As I noted earlier, what we have in the courts in this country can be explained by a form of what economists call "Capture Theory." The standard "Capture Theory of Regulation" states that regulatory agencies over time will be "captured" by the businesses and industries that they regulate. The lines between the regulator and the regulated become blurred, especially when these industries offer the "revolving door" between positions of regulation and positions within the firms being regulated.

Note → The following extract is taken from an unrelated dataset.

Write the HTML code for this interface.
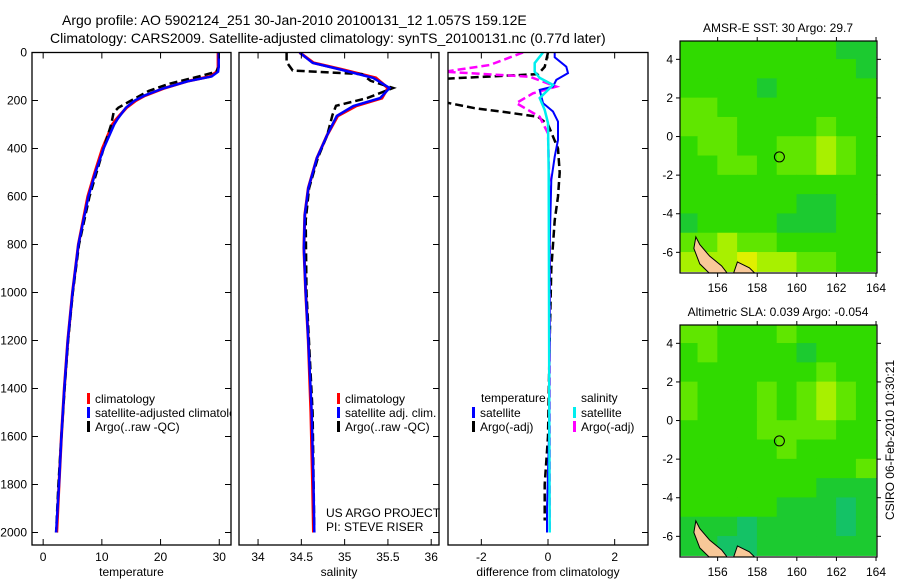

For example, former Vice-President Dick Cheney before being elected in 2000 was the CEO of Haliburton. Now, before coming to Haliburton, he had little or no experience running a private firm, but that was of little consequence. After all, Cheney had been U.S. Secretary of Defense and Haliburton is a huge defense contractor. The symbiotic relationship between the DOD and its contractors meant that Cheney could easily move into leadership into that firm, making a heck of a lot more money than he ever made at DOD or as a member of Congress from Wyoming.
The "Capture Theory" of the courts is similar, but also different. For one, courts are government entities, and while one might want to argue that the actual "criminals" that are "regulated" by the courts end up "capturing" the entire apparatus, that is not what I mean. (Although, I must admit the idea is plausible, if the LMJC is an example.)
No, the employees of the courts themselves capture the "regulatory apparatus," or the "oversight" entities. The courts already have conferred immunity upon themselves, making it almost impossible for private citizens to be able to bring charges against judges and prosecutors, and we should not be surprised that judges have used the law to protect their own.
That leaves only the state bars, and it is abundantly clear that prosecutors have "captured" that apparatus as well. No, the bar staffs are not filled with ex-prosecutors, but these people have managed to influence those above them and to ensure that they are highly unlikely to face any discipline, no matter how egregious their conduct.
I have not seen this version of "Capture Theory" in any of the literature, economic or legal. Last year, I published a piece on courts and hoaxes in the Cumberland Law Journal in which I noted that the rewards, or what economists call the "economic rents" within the courts tend to be captured by people within that system.
To use Nifong again, he was able to corruptly and dishonestly use the grand jury process in order to gain indictments that would please the local leftists and African-Americans (that make up the bulk of the political power in Durham County, North Carolina). In short, Nifong (albeit briefly) "captured" the "economic rents" that such a case afforded him.
For prosecutors, they are judged by the numbers. The more convictions, the more rewards they receive, monetary and otherwise. Such a set of incentives in something like prosecuting crimes is going to come up against the moral hazard of pursuing cases that are high-profile, but low in evidence (or maybe even the evidence is non-existent) because maybe, just maybe, the prosecutor can get a conviction.
The false "child molestation" cases brought by Janet Reno in Florida ultimately catapulted her to the office of U.S. Attorney General. That her office lied, destroyed evidence, and manipulated young children had no effect whatsoever on her becoming Bill Clinton's AG. There was no one to discipline Reno, and within a month of taking office, she ordered a raid that turned into the biggest government massacre of innocents since Wounded Knee in 1890. (Her popularity rose after her goon squad immolated children, elderly people, and pregnant mothers. Americans figured that they must have deserved their fate.)
So, as long as the current set of incentives remains in place, and as long as prosecutors and judges are able to "capture" the apparatus that supposedly regulates them, we will see the Len Gregors of the prosecutorial world run wild. Will it ever change? I don't think so, or at least not in the USA.